In the X Window System we tend to talk about X client's and X servers.

An X server, or display, is the controlling program that talks to the graphics hardware, the keyboard and mouse. This is the program that you request to display windows, draw lines, and provide keyboard or mouse events. A display can consist of multiple screens, linked together by the keyboard and mouse. As long as a single user is limited to a single workstation, the multiple screens constitute a single display.


The server :


(i) Allows access to the display by clients.
(ii) Does two-dimensional drawing, freeing up the client from
processor intensive graphics.
(iii)Keeps track of resources (such as windows, cursors, fonts and
graphics contexts) that are shared between clients.
(iv) Allows distributed processing

The application programs that make requests to the server (eg for windows to be displayed, for a line to be drawn) are known as X clients. The client and the server may communicate via inter process communication or a network library.
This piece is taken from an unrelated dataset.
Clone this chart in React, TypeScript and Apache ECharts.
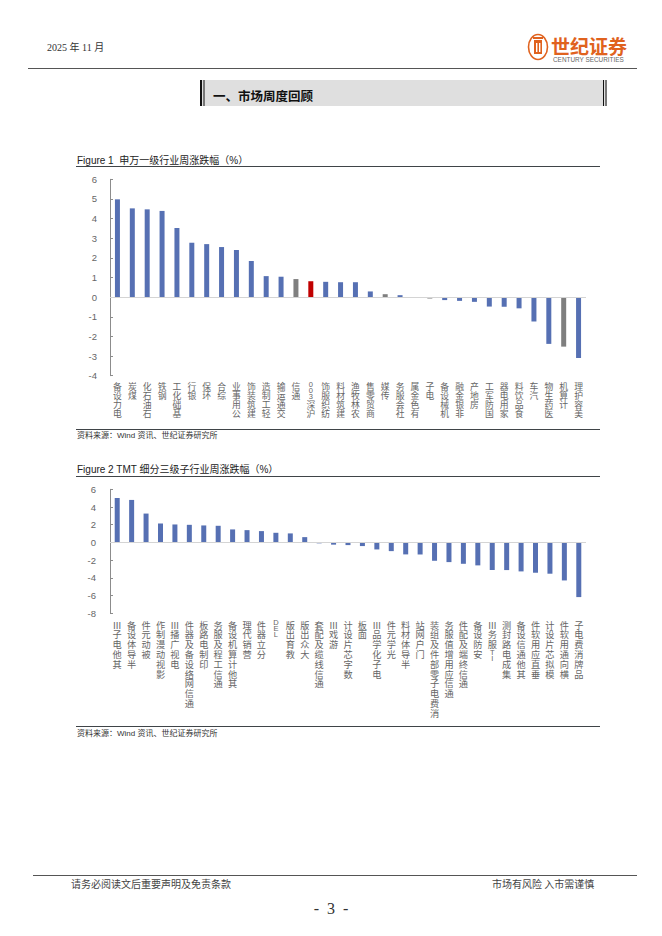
import React, { useEffect, useRef } from 'react';
import * as echarts from 'echarts';

// ---------- Figure 1 data: 申万一级行业周涨跌幅 (%) ----------
const fig1Categories = [
  '电力设备', '煤炭', '石油石化', '钢铁', '基础化工', '银行', '环保', '综合',
  '公用事业', '建筑装饰', '轻工制造', '交通运输', '通信', '沪深300', '纺织服饰',
  '建筑材料', '农林牧渔', '商贸零售', '传媒', '社会服务', '有色金属', '电子',
  '机械设备', '非银金融', '房地产', '国防军工', '家用电器', '食品饮料', '汽车',
  '医药生物', '计算机', '美容护理',
];
const fig1Values = [
  4.98, 4.52, 4.47, 4.39, 3.52, 2.77, 2.70, 2.55,
  2.40, 1.84, 1.07, 1.04, 0.92, 0.81, 0.78,
  0.76, 0.76, 0.29, 0.15, 0.10, -0.03, -0.07,
  -0.15, -0.19, -0.24, -0.48, -0.49, -0.57, -1.24,
  -2.38, -2.52, -3.10,
];
const fig1YTicks = { min: -4, max: 6, step: 1 };

// ---------- Figure 2 data: TMT 细分三级子行业周涨跌幅 (%) ----------
const fig2Categories = [
  '其他电子Ⅲ', '半导体设备', '被动元件', '影视动漫制作', '电视广播Ⅲ', '通信网络设备及器件',
  '印制电路板', '通信工程及服务', '其他计算机设备', '营销代理', '分立器件', 'LED',
  '教育出版', '大众出版', '通信线缆及配套', '游戏Ⅲ', '数字芯片设计', '面板',
  '电子化学品Ⅲ', '光学元件', '半导体材料', '门户网站', '消费电子零部件及组装',
  '通信应用增值服务', '通信终端及配件', '安防设备', 'IT服务Ⅲ', '集成电路封测',
  '其他通信设备', '垂直应用软件', '模拟芯片设计', '横向通用软件', '品牌消费电子',
];
const fig2Values = [
  5.02, 4.80, 3.26, 2.14, 2.03, 1.99,
  1.92, 1.88, 1.47, 1.39, 1.28, 1.09,
  1.02, 0.60, -0.10, -0.25, -0.30, -0.41,
  -0.79, -0.98, -1.35, -1.36, -2.07,
  -2.22, -2.41, -2.59, -3.11, -3.12,
  -3.27, -3.42, -3.53, -4.29, -6.17,
];
const fig2YTicks = { min: -8, max: 6, step: 2 };

// category groups that are drawn in other colours
const grayGroup = ['通信', '传媒', '电子', '计算机'];
const benchmarkGroup = ['沪深300'];

const BLUE = '#5670b3';
const GRAY = '#7f7f7f';
const RED = '#c00000';
const LABEL = '#666666';
const CJK = '"Noto Sans CJK SC", sans-serif';
const SANS = '"Liberation Sans", Arial, sans-serif';
const MIXED = '"Liberation Sans", "Noto Sans CJK SC", sans-serif';
const SERIF = '"Liberation Serif", "Noto Sans CJK SC", serif';

// vertical label: upright CJK characters read from bottom to top, end of text at the axis
function verticalLabel(label: string): string {
  const tokens = label.match(/[A-Za-z0-9]+|./gu) || [];
  const lines: string[] = [];
  tokens.slice().reverse().forEach((t) => {
    if (/^[A-Za-z0-9]+$/.test(t)) {
      t.split('').reverse().forEach((ch) => lines.push(`{n|${ch}}`));
    } else {
      lines.push(`{c|${t}}`);
    }
  });
  return lines.join('\n');
}

function barData(cats: string[], vals: number[]) {
  return vals.map((v, i) => {
    const c = cats[i];
    let color = BLUE;
    if (grayGroup.includes(c)) color = GRAY;
    if (benchmarkGroup.includes(c)) color = RED;
    return { value: v, itemStyle: { color } };
  });
}

function richFor(size: number, lh: number) {
  return {
    c: { fontSize: size, lineHeight: lh, fontFamily: CJK, color: LABEL },
    n: { fontSize: 7.5, lineHeight: 6, fontFamily: SANS, color: LABEL },
  };
}

const yAxisBase = (gridIndex: number, t: { min: number; max: number; step: number }, margin: number) => ({
  gridIndex,
  type: 'value' as const,
  min: t.min,
  max: t.max,
  interval: t.step,
  splitLine: { show: false },
  axisLine: { show: true, lineStyle: { color: '#8c8c8c', width: 1 } },
  axisTick: { show: true, inside: true, length: 3, lineStyle: { color: '#8c8c8c' } },
  axisLabel: { color: LABEL, fontSize: 9.5, fontFamily: SANS, margin },
});

const zeroLine = {
  silent: true,
  symbol: ['none', 'none'],
  label: { show: false },
  lineStyle: { color: '#d4d4d4', type: 'solid' as const, width: 1 },
  data: [{ yAxis: 0 }],
};

const darkLine = (x1: number, x2: number, y: number, w = 1, color = '#3f4448') => ({
  type: 'line',
  shape: { x1, y1: y, x2, y2: y },
  style: { stroke: color, lineWidth: w },
  silent: true,
});

const txt = (x: number, y: number, text: string, font: string, extra: any = {}) => ({
  type: 'text',
  x,
  y,
  style: { text, font, fill: '#333', textVerticalAlign: 'middle', ...extra },
  silent: true,
});

export default function App() {
  const ref = useRef<HTMLDivElement>(null);
  useEffect(() => {
    const chart = echarts.init(ref.current!, null, { renderer: 'svg' });
    const option: any = {
      animation: false,
      backgroundColor: '#ffffff',
      grid: [
        { left: 110, top: 179.3, width: 476, height: 196.4 },
        { left: 110, top: 489.3, width: 476, height: 124 },
      ],
      xAxis: [
        {
          gridIndex: 0,
          type: 'category',
          data: fig1Categories,
          axisLine: { show: false, onZero: false },
          axisTick: { show: false },
          axisLabel: { interval: 0, margin: 6, formatter: verticalLabel, rich: richFor(8.8, 9.2) },
        },
        {
          gridIndex: 1,
          type: 'category',
          data: fig2Categories,
          axisLine: { show: false, onZero: false },
          axisTick: { show: false },
          axisLabel: { interval: 0, margin: 6.5, formatter: verticalLabel, rich: richFor(9.2, 9.8) },
        },
      ],
      yAxis: [yAxisBase(0, fig1YTicks, 13), yAxisBase(1, fig2YTicks, 14)],
      series: [
        {
          type: 'bar',
          xAxisIndex: 0,
          yAxisIndex: 0,
          barWidth: 5,
          data: barData(fig1Categories, fig1Values),
          markLine: zeroLine,
        },
        {
          type: 'bar',
          xAxisIndex: 1,
          yAxisIndex: 1,
          barWidth: 5,
          data: barData(fig2Categories, fig2Values),
          markLine: zeroLine,
        },
      ],
      graphic: {
        elements: [
          // page header
          txt(47, 47, '2025 年 11 月', `10px ${SERIF}`, { fill: '#333' }),
          {
            type: 'ellipse',
            shape: { cx: 538, cy: 47, rx: 9.5, ry: 12.5 },
            style: { fill: 'none', stroke: '#e0621e', lineWidth: 1.6 },
            silent: true,
          },
          { type: 'rect', shape: { x: 534, y: 40, width: 8, height: 14 }, style: { fill: '#e0621e' }, silent: true },
          { type: 'rect', shape: { x: 536, y: 43, width: 1.4, height: 9 }, style: { fill: '#fff' }, silent: true },
          { type: 'rect', shape: { x: 539, y: 43, width: 1.4, height: 9 }, style: { fill: '#fff' }, silent: true },
          { type: 'rect', shape: { x: 533, y: 37, width: 10, height: 2 }, style: { fill: '#e0621e' }, silent: true },
          txt(551, 45, '世纪证券', `bold 19px ${CJK}`, { fill: '#e0621e' }),
          txt(553, 59.5, 'CENTURY SECURITIES', `6.4px ${SANS}`, { fill: '#666' }),
          darkLine(28, 637, 68.5, 1, '#555'),

          // section title box
          { type: 'rect', shape: { x: 200, y: 80, width: 407, height: 26 }, style: { fill: '#dfdfdf' }, silent: true },
          { type: 'line', shape: { x1: 201, y1: 80, x2: 201, y2: 106 }, style: { stroke: '#111', lineWidth: 2 }, silent: true },
          { type: 'line', shape: { x1: 204, y1: 80, x2: 204, y2: 106 }, style: { stroke: '#111', lineWidth: 1 }, silent: true },
          { type: 'line', shape: { x1: 603.5, y1: 80, x2: 603.5, y2: 106 }, style: { stroke: '#111', lineWidth: 1 }, silent: true },
          { type: 'line', shape: { x1: 606, y1: 80, x2: 606, y2: 106 }, style: { stroke: '#111', lineWidth: 1 }, silent: true },
          txt(213, 95, '一、市场周度回顾', `bold 12.5px ${CJK}`, { fill: '#111' }),

          // figure 1 frame
          txt(77, 160, 'Figure 1  申万一级行业周涨跌幅（%）', `10px ${MIXED}`, { fill: '#222' }),
          darkLine(76, 600, 166.5),
          darkLine(76, 600, 429.5),
          txt(77, 435, '资料来源：Wind 资讯、世纪证券研究所', `8px ${MIXED}`, { fill: '#333' }),

          // figure 2 frame
          txt(77, 469, 'Figure 2 TMT 细分三级子行业周涨跌幅（%）', `10px ${MIXED}`, { fill: '#222' }),
          darkLine(76, 600, 476.5),
          darkLine(76, 600, 726.5),
          txt(77, 733, '资料来源：Wind 资讯、世纪证券研究所', `8px ${MIXED}`, { fill: '#333' }),

          // footer
          darkLine(33, 637, 875.5, 1, '#555'),
          txt(71, 883, '请务必阅读文后重要声明及免责条款', `10px ${CJK}`, { fill: '#444' }),
          txt(492, 883, '市场有风险 入市需谨慎', `10px ${CJK}`, { fill: '#444' }),
          txt(331, 908, '-  3  -', `16px ${SERIF}`, { fill: '#333', textAlign: 'center' }),
        ],
      },
    };
    chart.setOption(option);
    return () => chart.dispose();
  }, []);
  return (
    <div
      ref={ref}
      style={{ position: 'absolute', left: 0, top: 0, width: 662, height: 936, background: '#fff' }}
    />
  );
}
The actual process used for communication is transparent to the applications.

While the above definitions of the client and the server seem reasonable in the above context, in practice many people get confused. You may be running a program on a Cray and displaying it on the NCD X terminal on your desk. In this case the application running on the Cray is the X client and the process running on your NCD X terminal is the X server. The confusion arises when people start being lazy and calling the Cray the X client and the terminal the X server, rather than referring to the processes running on each.